What do you find exciting about your work?
Every negotiation is a new “adventure,” with new situations and new interlocutors. Every negotiation process is different; you never know how the other party will react to a proposal. And the tension remains until the end, that is, until the signing of an agreement. Even in the last few days, new demands can “emerge.”
You are 64 years old. Do you have any words for your potential successor?
The basic requirement for successful negotiations is knowledge of your dossier. The more we know about the subject areas to be discussed in an agreement, or about similar treaties from other countries, and the better we know a negotiating partner, his or her interests, possibilities and limitations, the greater the chances of success. Empathy and the ability to build trust are decisive. In the international arena, trust is very important, since the negotiating partners often come from very different legal and government systems. This can be a breeding ground for misunderstandings and mistrust. Trust is based on respect for your counterpart as a partner and requires credibility, reliability and honesty.
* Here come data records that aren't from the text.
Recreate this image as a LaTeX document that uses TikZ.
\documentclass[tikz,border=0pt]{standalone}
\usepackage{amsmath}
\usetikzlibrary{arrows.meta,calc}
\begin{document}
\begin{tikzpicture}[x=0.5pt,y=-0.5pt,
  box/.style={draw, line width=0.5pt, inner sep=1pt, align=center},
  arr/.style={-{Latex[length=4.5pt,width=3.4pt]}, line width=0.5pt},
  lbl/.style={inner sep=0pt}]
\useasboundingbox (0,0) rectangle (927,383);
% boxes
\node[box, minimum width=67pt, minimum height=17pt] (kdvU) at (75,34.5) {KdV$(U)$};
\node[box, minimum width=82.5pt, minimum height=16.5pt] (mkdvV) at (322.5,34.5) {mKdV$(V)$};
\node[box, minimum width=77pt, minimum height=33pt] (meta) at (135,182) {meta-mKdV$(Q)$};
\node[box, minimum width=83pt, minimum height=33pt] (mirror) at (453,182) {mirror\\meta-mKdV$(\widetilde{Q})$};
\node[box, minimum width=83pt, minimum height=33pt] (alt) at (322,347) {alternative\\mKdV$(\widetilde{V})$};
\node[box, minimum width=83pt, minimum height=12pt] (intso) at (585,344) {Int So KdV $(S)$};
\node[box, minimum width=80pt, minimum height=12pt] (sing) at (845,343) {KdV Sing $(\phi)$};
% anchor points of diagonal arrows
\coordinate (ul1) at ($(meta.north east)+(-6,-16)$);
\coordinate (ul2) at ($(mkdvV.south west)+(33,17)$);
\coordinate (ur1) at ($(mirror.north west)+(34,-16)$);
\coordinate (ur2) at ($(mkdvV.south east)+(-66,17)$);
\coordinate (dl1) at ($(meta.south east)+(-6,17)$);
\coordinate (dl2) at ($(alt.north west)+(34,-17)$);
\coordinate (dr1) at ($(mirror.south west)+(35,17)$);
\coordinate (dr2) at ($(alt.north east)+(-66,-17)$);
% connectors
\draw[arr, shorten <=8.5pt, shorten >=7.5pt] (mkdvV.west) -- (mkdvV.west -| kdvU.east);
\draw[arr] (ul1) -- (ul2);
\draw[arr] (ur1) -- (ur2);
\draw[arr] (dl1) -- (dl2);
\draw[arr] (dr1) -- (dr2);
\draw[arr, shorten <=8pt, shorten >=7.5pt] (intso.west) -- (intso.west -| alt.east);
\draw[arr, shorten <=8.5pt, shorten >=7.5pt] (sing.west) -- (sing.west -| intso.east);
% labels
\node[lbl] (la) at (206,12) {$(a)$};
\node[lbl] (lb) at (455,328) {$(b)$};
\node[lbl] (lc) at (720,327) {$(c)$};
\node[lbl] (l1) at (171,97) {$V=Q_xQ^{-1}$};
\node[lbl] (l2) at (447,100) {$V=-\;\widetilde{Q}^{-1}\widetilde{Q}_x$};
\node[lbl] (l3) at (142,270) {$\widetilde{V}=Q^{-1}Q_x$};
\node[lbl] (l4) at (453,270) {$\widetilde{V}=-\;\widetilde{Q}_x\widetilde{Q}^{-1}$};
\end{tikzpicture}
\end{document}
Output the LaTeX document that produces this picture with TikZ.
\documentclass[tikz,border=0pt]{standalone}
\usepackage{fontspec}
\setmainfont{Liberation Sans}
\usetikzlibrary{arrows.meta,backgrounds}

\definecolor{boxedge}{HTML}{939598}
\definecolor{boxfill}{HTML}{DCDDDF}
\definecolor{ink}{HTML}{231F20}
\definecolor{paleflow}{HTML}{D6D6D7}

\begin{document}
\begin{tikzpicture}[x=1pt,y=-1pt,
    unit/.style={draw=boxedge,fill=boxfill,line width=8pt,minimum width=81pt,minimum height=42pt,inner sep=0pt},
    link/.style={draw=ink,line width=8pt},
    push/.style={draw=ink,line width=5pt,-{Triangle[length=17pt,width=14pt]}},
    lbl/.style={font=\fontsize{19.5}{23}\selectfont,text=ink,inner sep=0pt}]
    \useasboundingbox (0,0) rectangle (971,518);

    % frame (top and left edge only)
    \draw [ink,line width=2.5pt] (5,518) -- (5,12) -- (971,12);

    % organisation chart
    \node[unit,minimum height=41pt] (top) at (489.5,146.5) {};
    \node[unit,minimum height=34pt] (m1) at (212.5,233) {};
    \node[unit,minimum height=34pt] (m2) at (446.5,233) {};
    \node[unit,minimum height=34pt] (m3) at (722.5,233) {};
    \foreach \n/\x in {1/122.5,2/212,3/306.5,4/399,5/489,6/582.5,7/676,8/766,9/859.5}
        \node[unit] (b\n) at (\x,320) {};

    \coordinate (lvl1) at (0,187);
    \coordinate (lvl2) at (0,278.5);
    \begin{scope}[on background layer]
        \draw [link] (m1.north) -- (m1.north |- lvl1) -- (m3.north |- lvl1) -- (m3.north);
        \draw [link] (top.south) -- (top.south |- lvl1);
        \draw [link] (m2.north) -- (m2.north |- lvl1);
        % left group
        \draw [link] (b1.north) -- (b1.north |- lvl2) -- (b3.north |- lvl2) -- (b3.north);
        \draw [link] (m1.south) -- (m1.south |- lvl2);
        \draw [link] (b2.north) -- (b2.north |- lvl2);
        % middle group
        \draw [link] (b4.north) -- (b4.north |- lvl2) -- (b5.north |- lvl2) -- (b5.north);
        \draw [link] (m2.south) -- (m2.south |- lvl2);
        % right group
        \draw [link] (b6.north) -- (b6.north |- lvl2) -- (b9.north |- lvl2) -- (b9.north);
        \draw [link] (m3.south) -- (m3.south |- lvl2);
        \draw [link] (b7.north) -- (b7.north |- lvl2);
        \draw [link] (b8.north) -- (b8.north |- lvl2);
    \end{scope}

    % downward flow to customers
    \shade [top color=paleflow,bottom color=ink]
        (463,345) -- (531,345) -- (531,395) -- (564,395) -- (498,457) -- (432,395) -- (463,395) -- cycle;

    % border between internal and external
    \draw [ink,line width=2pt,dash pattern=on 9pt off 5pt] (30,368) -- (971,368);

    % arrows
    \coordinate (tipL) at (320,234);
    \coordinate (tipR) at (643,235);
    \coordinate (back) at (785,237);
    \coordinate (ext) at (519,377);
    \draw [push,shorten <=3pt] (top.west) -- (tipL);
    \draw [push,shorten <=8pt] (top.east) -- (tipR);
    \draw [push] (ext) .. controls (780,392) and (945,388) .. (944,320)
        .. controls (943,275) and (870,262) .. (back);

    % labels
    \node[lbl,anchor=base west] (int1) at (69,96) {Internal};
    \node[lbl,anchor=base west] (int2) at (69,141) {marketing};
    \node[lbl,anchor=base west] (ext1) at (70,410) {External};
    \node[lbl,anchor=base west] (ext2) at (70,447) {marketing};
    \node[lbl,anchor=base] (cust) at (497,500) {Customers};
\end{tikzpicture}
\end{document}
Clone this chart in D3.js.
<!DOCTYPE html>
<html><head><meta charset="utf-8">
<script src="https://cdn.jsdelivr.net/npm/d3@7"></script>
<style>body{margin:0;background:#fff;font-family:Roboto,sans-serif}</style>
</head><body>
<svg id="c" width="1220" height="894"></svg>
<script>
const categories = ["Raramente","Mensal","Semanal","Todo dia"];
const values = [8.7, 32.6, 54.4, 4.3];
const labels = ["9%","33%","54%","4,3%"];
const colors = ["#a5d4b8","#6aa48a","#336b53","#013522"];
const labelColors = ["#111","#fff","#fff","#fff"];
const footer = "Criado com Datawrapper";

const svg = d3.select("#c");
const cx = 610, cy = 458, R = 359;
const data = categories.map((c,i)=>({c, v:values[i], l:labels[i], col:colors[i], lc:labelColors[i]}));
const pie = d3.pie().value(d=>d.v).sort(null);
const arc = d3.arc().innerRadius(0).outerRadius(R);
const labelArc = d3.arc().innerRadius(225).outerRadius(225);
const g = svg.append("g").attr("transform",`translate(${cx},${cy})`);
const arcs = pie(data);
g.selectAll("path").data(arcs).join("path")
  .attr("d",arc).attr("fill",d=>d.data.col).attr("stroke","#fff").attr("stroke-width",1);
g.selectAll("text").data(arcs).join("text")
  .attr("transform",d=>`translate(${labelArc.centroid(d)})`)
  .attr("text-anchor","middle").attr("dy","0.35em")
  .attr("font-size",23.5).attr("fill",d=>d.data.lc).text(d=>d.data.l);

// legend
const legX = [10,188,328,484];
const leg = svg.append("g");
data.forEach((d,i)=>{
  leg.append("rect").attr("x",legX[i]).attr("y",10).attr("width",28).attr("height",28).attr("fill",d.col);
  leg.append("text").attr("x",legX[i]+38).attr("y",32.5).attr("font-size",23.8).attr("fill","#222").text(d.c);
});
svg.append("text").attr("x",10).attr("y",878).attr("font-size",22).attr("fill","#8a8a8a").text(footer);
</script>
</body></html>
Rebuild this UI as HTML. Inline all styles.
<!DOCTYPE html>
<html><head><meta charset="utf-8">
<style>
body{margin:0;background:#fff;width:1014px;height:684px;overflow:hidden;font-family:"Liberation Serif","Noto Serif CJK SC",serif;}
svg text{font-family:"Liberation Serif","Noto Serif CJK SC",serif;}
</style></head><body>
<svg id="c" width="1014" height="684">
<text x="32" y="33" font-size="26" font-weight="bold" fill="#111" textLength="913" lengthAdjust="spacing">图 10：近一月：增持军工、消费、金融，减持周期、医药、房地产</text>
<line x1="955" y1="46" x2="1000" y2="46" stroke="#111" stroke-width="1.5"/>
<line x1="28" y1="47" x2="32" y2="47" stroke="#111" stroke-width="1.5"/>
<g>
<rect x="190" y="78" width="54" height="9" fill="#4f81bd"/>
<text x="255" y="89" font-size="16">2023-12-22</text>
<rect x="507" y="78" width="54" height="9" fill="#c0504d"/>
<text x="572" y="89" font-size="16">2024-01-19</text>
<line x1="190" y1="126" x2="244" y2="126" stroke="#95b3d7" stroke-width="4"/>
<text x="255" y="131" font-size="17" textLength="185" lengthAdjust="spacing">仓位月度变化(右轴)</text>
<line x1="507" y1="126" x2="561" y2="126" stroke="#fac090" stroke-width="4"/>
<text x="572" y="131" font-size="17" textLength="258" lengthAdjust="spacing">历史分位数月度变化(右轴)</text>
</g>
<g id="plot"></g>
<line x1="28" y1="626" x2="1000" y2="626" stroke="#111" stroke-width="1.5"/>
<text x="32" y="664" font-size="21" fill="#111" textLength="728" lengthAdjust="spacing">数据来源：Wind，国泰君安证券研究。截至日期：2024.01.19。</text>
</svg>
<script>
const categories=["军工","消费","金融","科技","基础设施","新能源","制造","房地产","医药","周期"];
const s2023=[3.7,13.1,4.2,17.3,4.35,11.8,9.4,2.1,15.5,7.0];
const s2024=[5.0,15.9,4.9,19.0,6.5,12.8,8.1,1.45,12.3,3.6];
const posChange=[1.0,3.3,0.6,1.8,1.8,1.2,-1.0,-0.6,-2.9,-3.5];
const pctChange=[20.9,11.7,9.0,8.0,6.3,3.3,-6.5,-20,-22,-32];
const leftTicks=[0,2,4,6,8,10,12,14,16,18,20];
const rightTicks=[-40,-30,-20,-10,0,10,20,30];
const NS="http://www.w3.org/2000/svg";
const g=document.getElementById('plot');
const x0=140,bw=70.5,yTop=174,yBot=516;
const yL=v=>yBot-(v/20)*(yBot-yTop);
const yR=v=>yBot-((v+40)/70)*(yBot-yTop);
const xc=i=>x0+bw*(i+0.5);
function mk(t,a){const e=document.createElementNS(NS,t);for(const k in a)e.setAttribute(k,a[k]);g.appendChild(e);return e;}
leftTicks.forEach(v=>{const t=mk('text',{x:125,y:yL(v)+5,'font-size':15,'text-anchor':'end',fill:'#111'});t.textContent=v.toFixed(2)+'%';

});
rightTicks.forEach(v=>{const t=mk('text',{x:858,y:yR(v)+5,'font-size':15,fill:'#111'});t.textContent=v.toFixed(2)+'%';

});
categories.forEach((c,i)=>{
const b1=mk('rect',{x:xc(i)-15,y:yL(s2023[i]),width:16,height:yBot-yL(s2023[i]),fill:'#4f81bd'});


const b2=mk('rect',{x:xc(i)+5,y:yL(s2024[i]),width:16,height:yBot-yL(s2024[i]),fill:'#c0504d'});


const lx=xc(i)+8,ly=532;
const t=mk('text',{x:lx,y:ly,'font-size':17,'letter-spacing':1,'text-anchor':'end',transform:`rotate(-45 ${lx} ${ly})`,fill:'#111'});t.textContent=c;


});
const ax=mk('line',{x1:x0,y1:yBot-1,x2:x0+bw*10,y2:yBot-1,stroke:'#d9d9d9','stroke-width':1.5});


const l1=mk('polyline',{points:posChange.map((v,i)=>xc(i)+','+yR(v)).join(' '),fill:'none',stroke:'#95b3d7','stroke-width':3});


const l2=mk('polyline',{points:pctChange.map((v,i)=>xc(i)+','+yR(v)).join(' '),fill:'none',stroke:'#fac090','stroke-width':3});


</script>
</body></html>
Which negotiations will you remember most?
All of them, actually. Every agreement has its own story. Particularly memorable were the negotiations on the free trade agreement with Egypt. The negotiation with Egypt was one of the first in which I led the negotiations and the delegation for Switzerland. My counterpart was a longtime, very experienced negotiator – extremely relentless on the matter, but cordial in personal dealings – who once told me that I did not have to explain this or that to him; after all, his country had several thousand years of experience with international economic agreements. Of course, the Federal Charter of 1291 was nothing compared to that.
In the agreement with South Korea, as chief negotiator and head of delegation, I was responsible for the process of negotiating a comprehensive free trade agreement for the first time, which was not primarily concerned with dismantling tariffs as before, but also with areas such as trade in services, investment or public procurement.
The negotiations with China will certainly be remembered for a long time to come. Negotiating a comprehensive free trade agreement with China is a special experience, if only because of the size of the delegation. The Chinese delegation comprised over 60 people, while the Swiss team counted around 20 colleagues. Although the actual negotiation of the agreement proceeded relatively quickly – it lasted from 2011 to 2013 – the process from the first exploratory talks in 2008 to its entry into force on July 1, 2014 took more than 6 years. Even though there were many ordeals and seemingly impossible situations during this time, such as when representatives of the Chinese negotiating delegation from various ministries could not agree on an issue that was important to us, I found the Chinese colleagues straightforward, pragmatic and reliable.
About Christian Etter
Ambassador Christian Etter is the Delegate of the Federal Council for Trade Agreements. Since 2006, he has headed the Foreign Trade Services Division of the Foreign Trade Directorate of the State Secretariat for Economic Affairs SECO. He previously served as Head of EFTA/Free Trade Agreements at SECO. From 1996 to 2000, Christian Etter headed the Department for Economic, Financial and Trade Matters at the Swiss embassy in Washington, D.C.